Charles André Joseph Marie de Gaulle (listen (help·info)) (November 22, 1890 – November 9, 1970) was a French general and statesman who led the Free French Forces during World War II and later founded the French Fifth Republic and served as its first President. In France, he is commonly referred to as Général de Gaulle or simply Le Général.
Prior to World War II, de Gaulle was a tactician of armoured warfare and advocate of military aviation. During the war, he reached the rank of Brigadier General and organised the Free French Forces with exiled French officers in England. He gave a famous radio address in 1940, exhorting the French people to resist Nazi Germany. Following the liberation of France in 1944, de Gaulle became prime minister in the French Provisional Government. Although he retired from politics in 1946 due to political conflicts, he was returned to power with military support following the May 1958 crisis. De Gaulle led the writing of a new constitution founding the Fifth Republic, and was elected the President of France.
As president, Charles de Gaulle ended the political chaos and violence that preceded his return to power. Although he initially supported French rule over Algeria, he controversially decided to grant independence to Algeria, ending an expensive and unpopular war. A new currency was issued to control inflation and industrial growth was promoted. De Gaulle oversaw the development of atomic weapons and promoted a pan-European foreign policy, seeking to diminish U.S. and British influence; withdrawing France from the NATO military command, he objected to Britain’s entry into the European Community and recognised Communist China.
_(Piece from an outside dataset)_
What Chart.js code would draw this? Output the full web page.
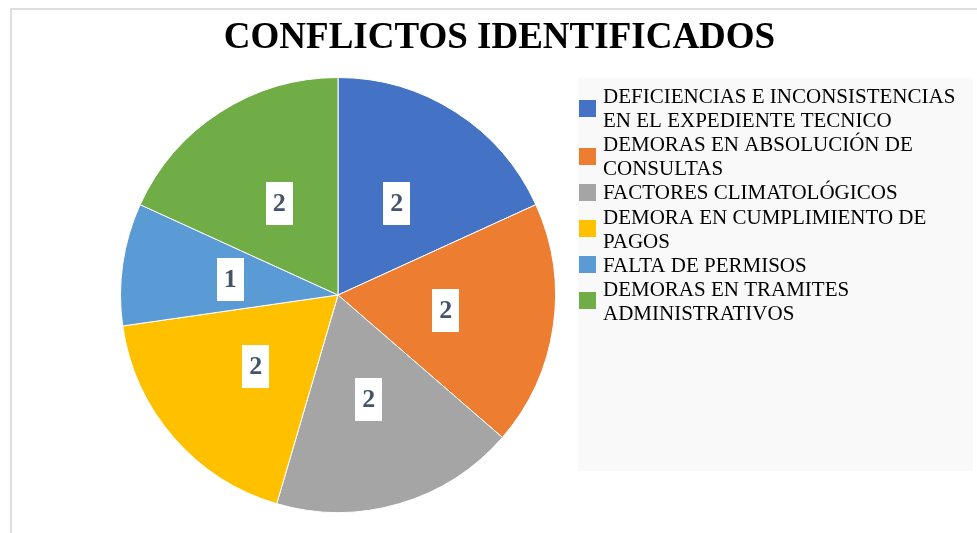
<!DOCTYPE html>
<html>
<head>
<meta charset="utf-8">
<script src="https://cdn.jsdelivr.net/npm/chart.js@4/dist/chart.umd.min.js"></script>
<style>
  html, body { margin: 0; padding: 0; background: #fff; }
  #wrap { position: relative; width: 977px; height: 533px; }
  #frame { position: absolute; left: 10px; top: 8px; right: 0; bottom: 0;
           border-top: 2px solid #dedede; border-left: 2px solid #dedede; }
  canvas { position: absolute; left: 0; top: 0; }
</style>
</head>
<body>
<div id="wrap">
  <div id="frame"></div>
  <canvas id="chart" width="977" height="533"></canvas>
</div>
<script>
const chartTitle = "CONFLICTOS IDENTIFICADOS";

// categories (already split the way the legend wraps them)
const categories = [
  ["DEFICIENCIAS E INCONSISTENCIAS", "EN EL EXPEDIENTE TECNICO"],
  ["DEMORAS EN ABSOLUCIÓN DE", "CONSULTAS"],
  ["FACTORES CLIMATOLÓGICOS"],
  ["DEMORA EN CUMPLIMIENTO DE", "PAGOS"],
  ["FALTA DE PERMISOS"],
  ["DEMORAS EN TRAMITES", "ADMINISTRATIVOS"]
];

const counts = [2, 2, 2, 2, 1, 2];

const sliceColors = ["#4472C4", "#ED7D31", "#A5A5A5", "#FFC000", "#5B9BD5", "#70AD47"];

const serif = '"Liberation Serif", "Times New Roman", serif';

// title, value boxes and the legend panel
const extrasPlugin = {
  id: "extras",
  afterDraw(chart) {
    const ctx = chart.ctx;
    ctx.save();

    // title
    ctx.font = "bold 37px " + serif;
    ctx.fillStyle = "#000";
    ctx.textAlign = "center";
    ctx.textBaseline = "alphabetic";
    ctx.fillText(chartTitle, 499.5, 48);

    // value labels in white boxes
    const meta = chart.getDatasetMeta(0);
    ctx.font = "bold 26px " + serif;
    ctx.textBaseline = "middle";
    meta.data.forEach((arc, i) => {
      const p = arc.tooltipPosition();
      const txt = String(chart.data.datasets[0].data[i]);
      const w = ctx.measureText(txt).width + 14;
      const h = 43;
      ctx.fillStyle = "#fff";
      ctx.fillRect(Math.round(p.x - w / 2), Math.round(p.y - h / 2), Math.round(w), h);
      ctx.fillStyle = "#44546A";
      ctx.fillText(txt, p.x, p.y + 1);
    });

    // legend panel
    ctx.fillStyle = "#f9f9f9";
    ctx.fillRect(578, 78, 395, 393);
    ctx.font = "21px " + serif;
    ctx.textAlign = "left";
    ctx.textBaseline = "alphabetic";
    const lineH = 24.1;
    let base = 103;
    chart.data.labels.forEach((lines, i) => {
      const first = base;
      lines.forEach(line => {
        ctx.fillStyle = "#000";
        ctx.fillText(line, 603, base);
        base += lineH;
      });
      const last = base - lineH;
      const mid = (first + last) / 2 - 7;
      ctx.fillStyle = sliceColors[i];
      ctx.fillRect(579, Math.round(mid - 8.5), 17, 17);
    });

    ctx.restore();
  }
};

new Chart(document.getElementById("chart"), {
  type: "pie",
  data: {
    labels: categories,
    datasets: [{
      data: counts,
      backgroundColor: sliceColors,
      borderColor: "#ffffff",
      borderWidth: 1
    }]
  },
  options: {
    responsive: false,
    animation: false,
    layout: { padding: { top: 77, bottom: 20, left: 120, right: 421 } },
    plugins: {
      legend: { display: false },
      title: { display: false },
      tooltip: { enabled: false }
    }
  },
  plugins: [extrasPlugin]
});
</script>
</body>
</html>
During his term, de Gaulle also faced controversy and political opposition from Communists and Socialists, and a spate of widespread protests in May 1968. De Gaulle retired in 1969, but remains the most influential leader in modern French history.
De Gaulle was born in Lille, the third of five children of Henri de Gaulle, a professor of philosophy and literature at a Jesuit college, who eventually founded his own school. He was raised in a family of devout Roman Catholics who were nationalist and traditionalist, but also quite progressive.
De Gaulle's father, Henri, came from a long line of aristocracy from Normandy and Burgundy, while his mother, Jeanne Maillot, descended from a family of rich entrepreneurs from the industrial region of Lille in French Flanders. The “de” in “de Gaulle” is not a nobiliary particle, although the de Gaulle family were an ancient family of ennobled knighthood. The earliest known de Gaulle ancestor was a squire of the 12th-century King Philip Augustus. The name “de Gaulle” is thought to have evolved from a Germanic form, “De Walle”, meaning “the wall (of a fortification or city)”, “the rampart”. Much of the old French nobility descended from Frankish and Norman Germanic lineages and often bore Germanic names.
De Gaulle was educated in Paris at the College Stanislas and also briefly in Belgium. Since childhood, he had a displayed a keen interest in reading and studying history.. Choosing a military career, de Gaulle spent four years studying and training at the elite Saint-Cyr. Graduating in 1912, he joined an infantry regiment of the French Army.